Prioritized remediation checklist (recommended executive playbook)
- Inventory: Identify all hosts that run xorg‑server, Xwayland, Xvnc/TigerVNC, and systems that mount X sockets into containers.
- Patch: Apply vendor packages that include the upstream fix (xorg‑server/Xwayland/TigerVNC). For vendors listing fixed packages, use the official repos and verify the package changelog includes the CVE or upstream commit.
- Restart: Reboot or restart the X server / display manager and VNC services to ensure the patched binaries are in use.
- Harden: Block public VNC ports, require VPN/SSH tunneling for remote desktop access, and enforce per‑session socket permissions locally.
- Monitor: Watch for repeated crashes or restarts of X server processes in your logging and SIEM, and capture core dumps where permitted for post‑mortem analysis.
- Test: Validate by reproducing representative user workflows and remote sessions; confirm that previously reproducible crash sequences no longer occur in patched instances.
- Document: Record remediation status and the package versions deployed across your fleet for audit and compliance purposes.
How to interpret conflicting public statements
Different vulnerability trackers and vendor advisories sometimes diverge on scoring and wording. This results from differing assumptions (for example, whether an X server is run as root, whether a VNC service is network‑exposed, or whether a distribution backported a fix into multiple branches). The practical approach:- Treat the highest credible impact scenario applicable to your environment as the default for prioritization.
- Use vendor advisories and package changelogs to map fixed upstream commits to your exact distro packages; do not assume a given kernel/package version implies safe status without verifying the changelog.
Final assessment and recommendations
CVE‑2025‑62229 is a serious vulnerability that exemplifies the asymmetric risk of user‑space server bugs: a small error in error handling produced a repeatable crash primitive with a plausible route to greater harm under favorable conditions. The X.Org project and downstream vendors responded quickly with minimal, targeted fixes, and package updates are widely available. That said, operational environments that expose X protocol services to untrusted parties (public VNC servers, poorly segmented VDI hosts, containers with access to host X sockets) remain high‑risk until patched.

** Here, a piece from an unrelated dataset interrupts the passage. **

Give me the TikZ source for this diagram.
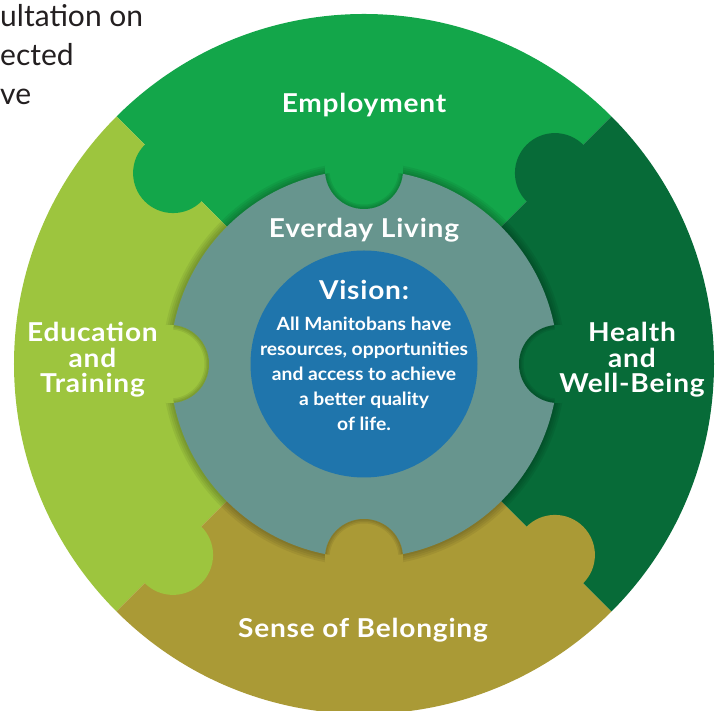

Administrators should prioritize patching those hosts immediately, harden access to remote display services, and monitor for crash indicators.Practical, prioritized actions for administrators:
- Patch now if your environment exposes X or VNC services to untrusted users or networks.
- If patching cannot be immediate, isolate or disable exposed services and enforce network controls.
- Preserve logs and core dumps for any incident where X server processes crash unexpectedly; these artifacts are essential for forensic triage and for confirming remediation.
An operational note: this vulnerability is part of a pattern where the X server codebase — still widely deployed in modern Linux desktops, containerized development environments, and remote desktop infrastructures — requires careful lifecycle and bounds handling due to protocol complexity. Keeping display‑service packages current, limiting exposure to untrusted clients, and maintaining robust telemetry for process crashes remain essential components of a defensible posture against similar defects.